Linear interpolation between solutions: Train two networks → linearly interpolate their weights → plot loss along the interpolation. Used to study mode connectivity.
These visualizations are always 2D slices of a fundamentally higher-dimensional object. Useful for intuition — never the full picture.
🎓 Connection to MoAI algorithms
Every search/optimization algorithm in MoAI operates on some notion of a loss/fitness/value surface:
Hill Climbing — myopic local probing; gets stuck on first ridge
Simulated Annealing — accepts uphill moves with exp(−Δ/T) to escape local minima
Local Beam Search — k parallel probes; “fitness landscape” terminology
Genetic Algorithms — population samples spread across the surface; selection + crossover combine samples from different regions
Gradient Descent — uses the gradient (local slope) to descend fastest
Gradient Backpropagation — the computational technique that gives you ∇L(θ) cheaply for neural nets
“Why does algorithm X get stuck?” almost always reduces to “X cannot see the global shape of the surface — only its local neighborhood.” The fixes (restart, temperature, beams, momentum, second-order info) are all ways of using slightly more global information without paying the full cost of mapping the entire surface.
🪤 Common misconceptions
"SGD builds the loss surface from training samples"
No. SGD evaluates the loss at exactly one point (current θ) on a mini-batch, computes the gradient at that point, takes a step. It never accumulates a model of the surface. The training trajectory through the surface is what we sometimes visualize — but the surface itself is the mathematical object defined by the dataset and the model.
"The loss is 3D because I see 3D pictures of it"

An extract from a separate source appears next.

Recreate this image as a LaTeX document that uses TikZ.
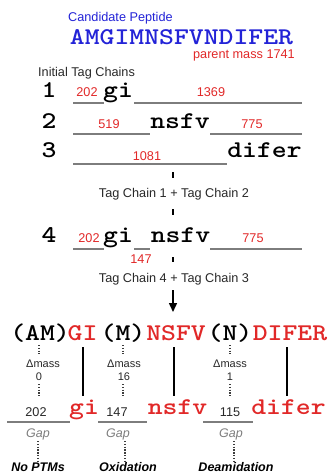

The pictures are 2D slices through high-D surfaces. Real neural net losses live in millions to billions of dimensions.
"Local minima are why deep learning is hard"
In high dimensions, saddle points dominate. Modern optimizers (Adam, momentum) are designed to escape saddles, not minima.
"More parameters → more local minima → harder to optimize"
Counterintuitively, wider networks often have easier loss landscapes — over-parameterization tends to flatten and connect basins (lottery ticket / mode connectivity literature).